1. Preheat oven to 400 F. Brush two large baking sheets with the 2 tablespoons of oil; set aside. Prepare pizza dough. Divide each dough piece in half (4 pieces total). On a lightly floured surface roll each dough piece into a 9x6" rectangle. Transfer to prepared baking sheets. Fold edges up slightly. Brush dough rectangles with any remaining oil. Prick dough rectangles with a fork. Bake, one sheet at a time, for 20 minutes or until browned.

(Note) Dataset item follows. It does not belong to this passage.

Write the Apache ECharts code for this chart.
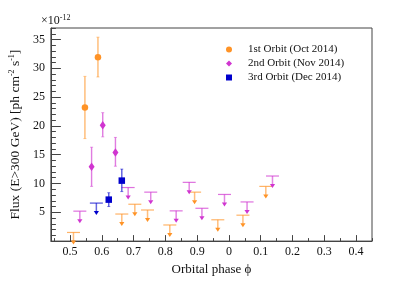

2. Meanwhile pat cheese dry with paper towels. Remove baking sheet from oven. Top crusts with cheese, tomatoes and garlic (optional). Bake 5-7 minutes or until cheese just melts. Sprinkle with basil and pepper. Cut each pizza into 4 slices.
Makes 4 pizzas (8 2-slice servings).

Pizza Dough:

1. In a large mixing bowl combine 1-1/4 cups of the flour, yeast and salt. add warm water and oil. Beat with an electric mixer on low speed for 30 seconds, scraping the bowl as needed. Beat on high speed for 3 minutes. Using a wooden spoon, stir in as much of the remaining flour as you can.

2. Turn dough out onto a lightly floured surface. Knead in enough remaining flour to make a moderately stiff dough that is smooth and elastic (6-8 minutes total). Divide dough in half. Cover; let rest for 10 minutes.

Whole wheat pizza dough:
Prepare as directed except use only the 1-1/4 cups all purpose flour mixed with the yeast and salt. Using a wooden spoon stir in as much of the 1-1/4 to 1-3/4 cups whole wheat flour as you can. Knead in remaining whole wheat flour to make a moderately stiff dough that is smooth and elastic. Continue as directed.